ライヴスby西村建設 西村 哲 氏(週刊住宅タイムズ/20240408)
築古老朽化物件の空室対策として主な解決方法で思い浮かぶのは、外壁を綺麗にしたり、キッチンやお風呂などの設備をかえたり、間取り変更などが考えられるが、外壁塗装は足場を掛けると多額な費用が掛かり、設備の交換もそれなりに費用がかかるし、さらに数年もすれば再び時代に合わなくなってしまい、費用をかけて設備投資しなければならない悪循環に陥ってしまう。間取り変更は広さがあれば可能だが、20~30平方㍍程度の広さではやりようがない。
「築古・老朽化物件」の場合は、空室を埋めるために家賃を下げる以外方法はないのか。それは違う。家賃を下げてしまうと入居者の質が落ちてしまい、結果、家賃を滞納されたり、室内の使い方が荒かったり、また近隣に迷惑をかけたりして最終的には物件全体の質を落とすことにもなりかねない。
では「築古・老朽化物件」で「質の高い入居者」を確保することはできるのかといえば、もちろん可能だ。ここでいう「質の高い入居者」とは、高収入である入居者という意味ではない。トラブルを起こしたりせず、ルールを守り、建物を大事に使ってくれる入居者をいう。
私の経験上そのような人達は、生活環境や居住空間に興味がある人達だから、魅力ある物件であればずっと住み続けたいと思って良い入居者になってくれるもの。
今回は20年前に施工した築40年超え、16平方㍍の1Kタイプの物件を解決し、今も退去後すぐに入居が決まる人気物件に生まれ変わった事例を紹介する。
コンセプトとして若い女性をターゲットとし、川辺というロケーションを活かし、癒しの「アジアンスタイル」をテーマとした。
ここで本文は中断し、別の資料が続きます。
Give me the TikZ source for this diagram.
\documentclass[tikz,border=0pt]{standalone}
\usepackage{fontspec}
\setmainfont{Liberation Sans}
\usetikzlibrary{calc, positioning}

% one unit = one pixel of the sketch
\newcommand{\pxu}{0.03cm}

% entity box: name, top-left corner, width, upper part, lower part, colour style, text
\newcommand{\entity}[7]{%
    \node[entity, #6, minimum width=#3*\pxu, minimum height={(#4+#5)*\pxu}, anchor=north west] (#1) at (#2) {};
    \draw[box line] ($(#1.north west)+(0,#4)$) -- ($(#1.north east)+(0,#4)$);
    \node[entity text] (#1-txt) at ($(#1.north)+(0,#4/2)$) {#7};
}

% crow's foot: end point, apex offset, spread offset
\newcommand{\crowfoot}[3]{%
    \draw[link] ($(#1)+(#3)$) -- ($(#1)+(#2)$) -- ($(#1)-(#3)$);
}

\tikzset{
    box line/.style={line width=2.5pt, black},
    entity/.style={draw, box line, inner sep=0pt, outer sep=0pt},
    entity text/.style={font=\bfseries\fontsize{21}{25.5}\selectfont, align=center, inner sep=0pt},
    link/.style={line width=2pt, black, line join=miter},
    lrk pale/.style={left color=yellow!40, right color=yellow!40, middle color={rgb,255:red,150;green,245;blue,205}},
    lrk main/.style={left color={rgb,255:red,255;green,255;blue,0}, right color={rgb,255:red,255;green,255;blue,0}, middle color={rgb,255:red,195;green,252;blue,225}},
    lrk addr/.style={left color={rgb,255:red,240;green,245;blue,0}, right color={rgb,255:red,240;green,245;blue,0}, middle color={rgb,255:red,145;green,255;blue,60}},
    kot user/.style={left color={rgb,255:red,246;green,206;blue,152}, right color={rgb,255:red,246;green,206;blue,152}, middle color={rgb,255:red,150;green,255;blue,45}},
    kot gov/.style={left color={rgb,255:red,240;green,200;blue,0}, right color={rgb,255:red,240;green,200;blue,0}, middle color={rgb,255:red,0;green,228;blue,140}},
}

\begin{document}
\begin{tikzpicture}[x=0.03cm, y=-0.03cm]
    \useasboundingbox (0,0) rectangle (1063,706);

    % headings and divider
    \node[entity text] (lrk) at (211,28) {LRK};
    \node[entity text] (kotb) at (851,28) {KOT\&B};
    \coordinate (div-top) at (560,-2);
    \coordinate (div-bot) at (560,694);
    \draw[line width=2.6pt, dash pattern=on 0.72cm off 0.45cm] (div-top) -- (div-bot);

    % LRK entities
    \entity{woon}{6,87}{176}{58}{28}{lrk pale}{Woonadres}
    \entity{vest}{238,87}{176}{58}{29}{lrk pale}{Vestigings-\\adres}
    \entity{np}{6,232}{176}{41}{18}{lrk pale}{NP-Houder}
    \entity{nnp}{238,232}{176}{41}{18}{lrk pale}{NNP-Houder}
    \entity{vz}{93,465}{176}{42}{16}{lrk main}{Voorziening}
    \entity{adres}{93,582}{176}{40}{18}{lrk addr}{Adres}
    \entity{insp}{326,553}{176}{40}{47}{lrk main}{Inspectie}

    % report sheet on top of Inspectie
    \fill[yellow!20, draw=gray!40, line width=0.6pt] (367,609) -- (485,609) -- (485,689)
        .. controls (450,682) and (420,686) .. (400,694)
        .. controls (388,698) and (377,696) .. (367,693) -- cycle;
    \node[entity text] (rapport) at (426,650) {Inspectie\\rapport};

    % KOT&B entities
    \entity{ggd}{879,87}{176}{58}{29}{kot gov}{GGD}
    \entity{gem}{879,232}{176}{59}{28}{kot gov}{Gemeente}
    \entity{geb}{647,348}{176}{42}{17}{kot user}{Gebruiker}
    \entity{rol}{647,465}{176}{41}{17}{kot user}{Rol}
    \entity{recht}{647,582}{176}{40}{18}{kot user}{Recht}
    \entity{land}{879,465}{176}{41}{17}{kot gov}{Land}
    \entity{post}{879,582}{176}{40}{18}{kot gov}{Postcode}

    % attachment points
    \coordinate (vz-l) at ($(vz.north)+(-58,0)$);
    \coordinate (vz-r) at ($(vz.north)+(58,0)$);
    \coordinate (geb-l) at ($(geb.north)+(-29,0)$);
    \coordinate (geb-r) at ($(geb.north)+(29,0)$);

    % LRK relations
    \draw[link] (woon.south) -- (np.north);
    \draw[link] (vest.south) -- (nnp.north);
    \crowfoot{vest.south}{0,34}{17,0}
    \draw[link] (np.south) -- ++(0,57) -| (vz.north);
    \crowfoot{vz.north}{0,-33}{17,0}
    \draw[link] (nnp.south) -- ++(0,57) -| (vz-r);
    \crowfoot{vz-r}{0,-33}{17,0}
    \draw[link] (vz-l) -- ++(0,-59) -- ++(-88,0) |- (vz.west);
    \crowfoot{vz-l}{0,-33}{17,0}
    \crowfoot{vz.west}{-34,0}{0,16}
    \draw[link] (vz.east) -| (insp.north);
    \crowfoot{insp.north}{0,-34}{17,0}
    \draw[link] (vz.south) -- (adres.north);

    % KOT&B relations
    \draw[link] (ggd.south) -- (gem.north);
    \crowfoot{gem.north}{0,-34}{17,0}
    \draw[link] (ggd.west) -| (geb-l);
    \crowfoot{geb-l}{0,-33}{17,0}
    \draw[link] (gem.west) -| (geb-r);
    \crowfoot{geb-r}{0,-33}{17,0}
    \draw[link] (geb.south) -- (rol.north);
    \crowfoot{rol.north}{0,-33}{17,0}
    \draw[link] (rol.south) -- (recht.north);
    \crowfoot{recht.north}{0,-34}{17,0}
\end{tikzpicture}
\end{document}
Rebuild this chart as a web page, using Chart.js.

どこか懐かしく、落ちつきはあっても古臭さを感じさせない、そんな住空間を演出し、ここでしかできない「オンリーワンスタイル」を作り上げた。
まずは、居室の天井に160本の黒竹を張り付けて埋め尽くした。部屋で黒竹を目にすることだけでも魅力に感じる人もいる。
黒竹は既存のクロスの上に直接張り付けるため、クロスを剥がす手間が省ける。今後もクロスを張り替える必要もなく、原状回復費用を抑えることができる。
次に壁や天井のクロスと床材のクッションフロアは、幾何学的・呪術的なアジアンテイストの模様や彩りのあるものを選び、カーテンの代わりにバンブー簾、照明器具はバンブー照明を備え付け、居住空間全体をアジアンイメージにして独特な雰囲気をかもしだしていく。
玄関扉も古く色落ちが目立っていたが、全面を塗り直すには費用が掛かったり部屋の風合いと合わなくなることを危惧し、幾何学的なアジアン模様を既存の塗装の上にペイントしたところ、色落ちも目立たず部屋のコーディネイトとマッチした扉に生まれ変わった。施工期間は7日。施工前に部屋の床に広げられた黒竹を見た「若い女性」の内見者がこの部屋を気に入り、即入居申し込みに結び付いた。家賃は5千円アップの7万円(当時)に。
20年近く経つが、退去後もほぼ女性に入居いただき、人気物件になった。